Description of the task - Reproduce the material below line by line, beginning with its first line and ending with the line that contains "west] (tag3) at"; leave out pictures.
━━━ Data provided
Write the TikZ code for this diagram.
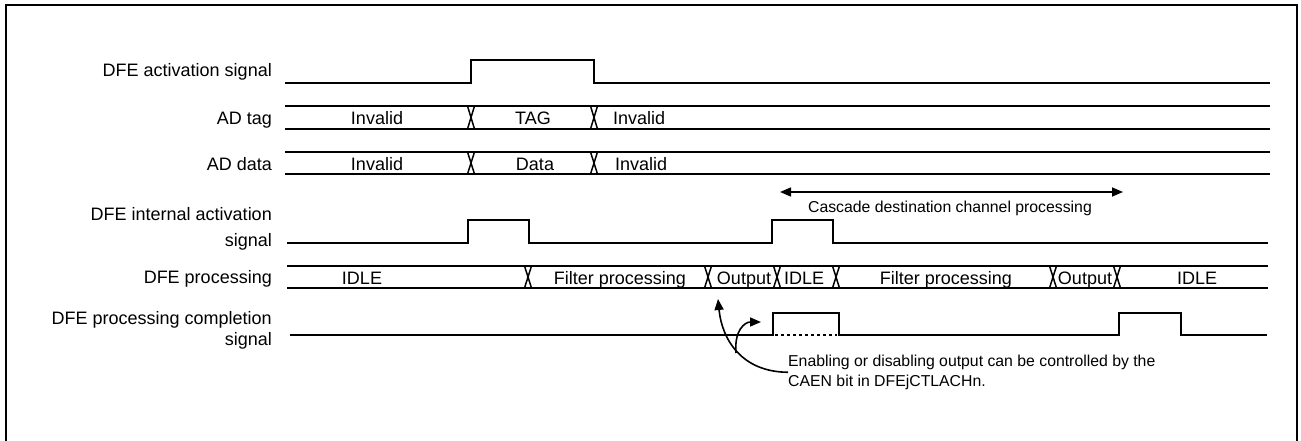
\documentclass[tikz,border=0pt]{standalone}
\usepackage{fontspec}
\setmainfont{Liberation Sans}
\usetikzlibrary{arrows.meta}

\begin{document}
\begin{tikzpicture}[
  x=1pt,y=-1pt,
  every node/.style={font=\fontsize{18}{21.5}\selectfont,inner sep=0pt,anchor=base},
  rowlabel/.style={anchor=base east,align=right},
  frame/.style={line width=2pt},
  sig/.style={line width=1.6pt,line join=miter},
  bus/.style={line width=1.5pt},
  note/.style={font=\fontsize{15.8}{19.3}\selectfont,align=left},
  arr/.style={-{Triangle[length=11pt,width=9pt]},line width=1.6pt},
  dblarr/.style={{Triangle[length=11pt,width=9pt]}-{Triangle[length=11pt,width=9pt]},line width=1.5pt}
]
\useasboundingbox (0,0) rectangle (1301,441);
\draw[frame] (5.5,441) -- (5.5,5.5) -- (1297,5.5) -- (1297,441);

% row labels (base of a two-line label is its last line)
\node[rowlabel] (lact) at (272,77) {DFE activation signal};
\node[rowlabel] (ltag) at (272,124.5) {AD tag};
\node[rowlabel] (ldata) at (272,170.5) {AD data};
\node[rowlabel] (lint) at (272,246.5) {DFE internal activation\\[4.5pt]signal};
\node[rowlabel] (lproc) at (272,283) {DFE processing};
\node[rowlabel] (ldone) at (272,345.5) {DFE processing completion\\signal};

% DFE activation signal
\draw[sig] (285,83) -- (471,83) -- (471,60) -- (594,60) -- (594,83) -- (1270,83);

% AD tag
\draw[bus] (285,106) -- (1270,106) (285,129) -- (1270,129);
\draw[bus] (467.5,106) -- (474.5,129) (467.5,129) -- (474.5,106);
\draw[bus] (590.5,106) -- (597.5,129) (590.5,129) -- (597.5,106);
\node (tag1) at (377,124.5) {Invalid};
\node (tag2) at (533,124.5) {TAG};
\node[anchor=base west] (tag3) at (613,124.5) {Invalid};

% AD data
\draw[bus] (285,152) -- (1270,152) (285,174) -- (1270,174);
\draw[bus] (467.5,152) -- (474.5,174) (467.5,174) -- (474.5,152);
\draw[bus] (590.5,152) -- (597.5,174) (590.5,174) -- (597.5,152);
\node (dat1) at (377,170) {Invalid};
\node (dat2) at (535,170) {Data};
\node[anchor=base west] (dat3) at (615,170) {Invalid};

% cascade range
\coordinate (casl) at (780,192);
\coordinate (casr) at (1123,192);
\draw[dblarr] (casl) -- (casr);
\node[note] (cas) at (950,212) {Cascade destination channel processing};

% DFE internal activation signal
\draw[sig] (287,243) -- (468,243) -- (468,220) -- (529,220) -- (529,243)
  -- (772,243) -- (772,220) -- (833,220) -- (833,243) -- (1268,243);

% DFE processing
\draw[bus] (287,266) -- (1268,266) (287,288) -- (1268,288);
\draw[bus] (524.5,266) -- (531.5,288) (524.5,288) -- (531.5,266);
\draw[bus] (704.5,266) -- (711.5,288) (704.5,288) -- (711.5,266);
\draw[bus] (773.5,266) -- (780.5,288) (773.5,288) -- (780.5,266);
\draw[bus] (832.5,266) -- (839.5,288) (832.5,288) -- (839.5,266);
\draw[bus] (1049.5,266) -- (1056.5,288) (1049.5,288) -- (1056.5,266);
\draw[bus] (1113.5,266) -- (1120.5,288) (1113.5,288) -- (1120.5,266);
\node (st1) at (362,284) {IDLE};
\node (st2) at (620,284) {Filter processing};
\node (st3) at (744,284) {Output};
\node (st4) at (804,284) {IDLE};
\node (st5) at (946,284) {Filter processing};
\node (st6) at (1085,284) {Output};
\node (st7) at (1197,284) {IDLE};

% DFE processing completion signal
\draw[sig] (290,335) -- (773,335) -- (773,313) -- (839,313) -- (839,335)
  -- (1119,335) -- (1119,313) -- (1181,313) -- (1181,335) -- (1267,335);
\draw[line width=1.6pt,white] (775,335) -- (837,335);
\draw[line width=1.6pt,dash pattern=on 3pt off 3pt] (775,335) -- (837,335);

% note on output enable
\node[note,anchor=base west] (caen) at (788,386) {Enabling or disabling output can be controlled by the\\CAEN bit in DFEjCTLACHn.};
\coordinate (outtip) at (718,299);
\coordinate (fork) at (736,353);
\coordinate (pulsetip) at (761,322);
\draw[arr] (caen.west) .. controls (742,372) and (722,340) .. (outtip);
\draw[arr] (fork) .. controls (734,330) and (745,322) .. (pulsetip);
\end{tikzpicture}
\end{document}
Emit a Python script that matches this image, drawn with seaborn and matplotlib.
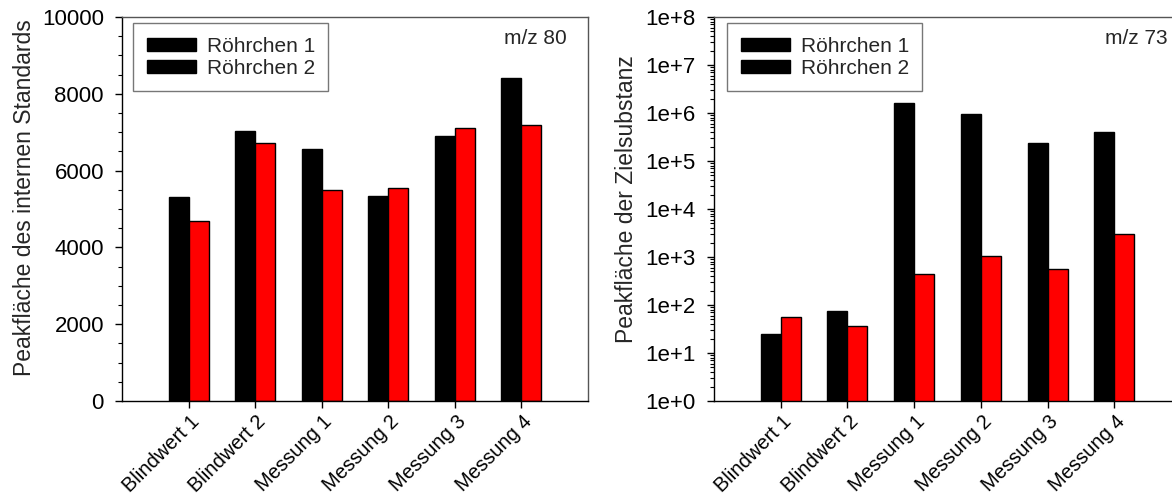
import numpy as np
import pandas as pd
import matplotlib
matplotlib.use("Agg")
import matplotlib.pyplot as plt
import matplotlib.transforms as mtransforms
from matplotlib.patches import Patch
from matplotlib.ticker import MultipleLocator, LogLocator, FuncFormatter, NullFormatter
import seaborn as sns

categories = ["Blindwert 1", "Blindwert 2", "Messung 1", "Messung 2", "Messung 3", "Messung 4"]
series_names = ["Röhrchen 1", "Röhrchen 2"]
mz80_r1 = [5300, 7030, 6570, 5350, 6890, 8400]
mz80_r2 = [4700, 6710, 5490, 5540, 7120, 7200]
mz73_r1 = [25, 76, 1.59e6, 9.5e5, 2.34e5, 4.0e5]
mz73_r2 = [55, 37, 436, 1070, 554, 2970]
ylabel_left = "Peakfläche des internen Standards"
ylabel_right = "Peakfläche der Zielsubstanz"
tag_left = "m/z 80"
tag_right = "m/z 73"

def long_df(a, b):
    return pd.DataFrame({
        "Probe": categories * 2,
        "Röhrchen": [series_names[0]] * len(categories) + [series_names[1]] * len(categories),
        "Wert": list(a) + list(b),
    })

sns.set_theme(style="white")
plt.rcParams["font.family"] = ["Liberation Sans", "DejaVu Sans"]
FS_Y = 16
FS_X = 14.5
FS_LEG = 15
FS_LAB = 16.5

W, H = 1172, 498
fig = plt.figure(figsize=(W / 100, H / 100), dpi=100)
ax1 = fig.add_axes([122 / W, 1 - 401 / H, 466 / W, 384 / H])
ax2 = fig.add_axes([714 / W, 1 - 401 / H, 467 / W, 384 / H])

palette = ["black", "red"]
shift = mtransforms.ScaledTranslation(1 / 100, 2 / 100, fig.dpi_scale_trans)

for ax, a, b, log, legx in [(ax1, mz80_r1, mz80_r2, False, 11 / 466),
                            (ax2, mz73_r1, mz73_r2, True, 13 / 467)]:
    if log:
        ax.set_yscale("log")
    sns.barplot(data=long_df(a, b), x="Probe", y="Wert", hue="Röhrchen",
                palette=palette, edgecolor="black", linewidth=1.0, width=0.6,
                ax=ax, legend=False, saturation=1)
    ax.set_xlabel("")
    for s in ax.spines.values():
        s.set_visible(True)
        s.set_color("#555555")
        s.set_linewidth(1.0)
    ax.spines["left"].set_color("black")
    ax.spines["bottom"].set_color("black")
    ax.tick_params(axis="both", which="both", direction="out", colors="black",
                   left=True, bottom=True)
    ax.tick_params(axis="y", which="major", length=5, width=1, labelsize=FS_Y, pad=8)
    ax.tick_params(axis="y", which="minor", length=3, width=0.8)
    ax.tick_params(axis="x", which="major", length=5, width=1, labelsize=FS_X, pad=4)
    ax.set_xticks(range(len(categories)))
    ax.set_xticklabels(categories, rotation=45, ha="right", rotation_mode="anchor")
    for lbl in ax.get_xticklabels():
        lbl.set_transform(lbl.get_transform() + shift)
    handles = [Patch(facecolor="black", edgecolor="black", label=n) for n in series_names]
    leg = ax.legend(handles=handles, loc="upper left", bbox_to_anchor=(legx, 1 - 6 / 384),
                    fontsize=FS_LEG, frameon=True, fancybox=False, handlelength=2.35,
                    handleheight=0.58, borderpad=0.65, labelspacing=0.15, handletextpad=0.53,
                    borderaxespad=0)
    leg.get_frame().set_edgecolor("#555555")
    leg.get_frame().set_linewidth(1.0)

ax1.set_xlim(-1, 6)
ax1.set_ylim(0, 10000)
ax1.yaxis.set_major_locator(MultipleLocator(2000))
ax1.yaxis.set_minor_locator(MultipleLocator(500))
ax1.set_ylabel(ylabel_left, fontsize=FS_LAB)
ax1.yaxis.set_label_coords(-0.1845, 0.53)
ax1.text(0.888, 0.945, tag_left, transform=ax1.transAxes, ha="center", va="center", fontsize=FS_LEG)

ax2.set_xlim(-1, 6)
ax2.set_ylim(1, 1e8)
ax2.yaxis.set_major_locator(LogLocator(base=10, numticks=20))
ax2.yaxis.set_minor_locator(LogLocator(base=10, subs=np.arange(2, 10), numticks=20))
ax2.yaxis.set_minor_formatter(NullFormatter())
ax2.yaxis.set_major_formatter(FuncFormatter(lambda v, p: f"1e+{int(round(np.log10(v)))}"))
ax2.set_ylabel(ylabel_right, fontsize=FS_LAB)
ax2.yaxis.set_label_coords(-0.163, 0.526)
ax2.text(0.904, 0.945, tag_right, transform=ax2.transAxes, ha="center", va="center", fontsize=FS_LEG)

fig.savefig("out.png", dpi=100)
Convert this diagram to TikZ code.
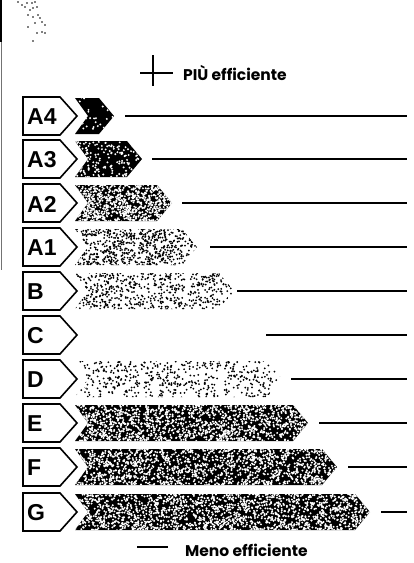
━━━━━━
Response -
Write the TikZ code for this diagram.
\documentclass[tikz,border=0pt]{standalone}
\usepackage{fontspec}
\setmainfont{Liberation Sans}
\usetikzlibrary{arrows.meta}

\begin{document}
\begin{tikzpicture}[
  x=1pt,y=-1pt,
  every node/.style={font=\fontsize{18}{21.5}\selectfont,inner sep=0pt,anchor=base},
  rowlabel/.style={anchor=base east,align=right},
  frame/.style={line width=2pt},
  sig/.style={line width=1.6pt,line join=miter},
  bus/.style={line width=1.5pt},
  note/.style={font=\fontsize{15.8}{19.3}\selectfont,align=left},
  arr/.style={-{Triangle[length=11pt,width=9pt]},line width=1.6pt},
  dblarr/.style={{Triangle[length=11pt,width=9pt]}-{Triangle[length=11pt,width=9pt]},line width=1.5pt}
]
\useasboundingbox (0,0) rectangle (1301,441);
\draw[frame] (5.5,441) -- (5.5,5.5) -- (1297,5.5) -- (1297,441);

% row labels (base of a two-line label is its last line)
\node[rowlabel] (lact) at (272,77) {DFE activation signal};
\node[rowlabel] (ltag) at (272,124.5) {AD tag};
\node[rowlabel] (ldata) at (272,170.5) {AD data};
\node[rowlabel] (lint) at (272,246.5) {DFE internal activation\\[4.5pt]signal};
\node[rowlabel] (lproc) at (272,283) {DFE processing};
\node[rowlabel] (ldone) at (272,345.5) {DFE processing completion\\signal};

% DFE activation signal
\draw[sig] (285,83) -- (471,83) -- (471,60) -- (594,60) -- (594,83) -- (1270,83);

% AD tag
\draw[bus] (285,106) -- (1270,106) (285,129) -- (1270,129);
\draw[bus] (467.5,106) -- (474.5,129) (467.5,129) -- (474.5,106);
\draw[bus] (590.5,106) -- (597.5,129) (590.5,129) -- (597.5,106);
\node (tag1) at (377,124.5) {Invalid};
\node (tag2) at (533,124.5) {TAG};
\node[anchor=base west] (tag3) at (613,124.5) {Invalid};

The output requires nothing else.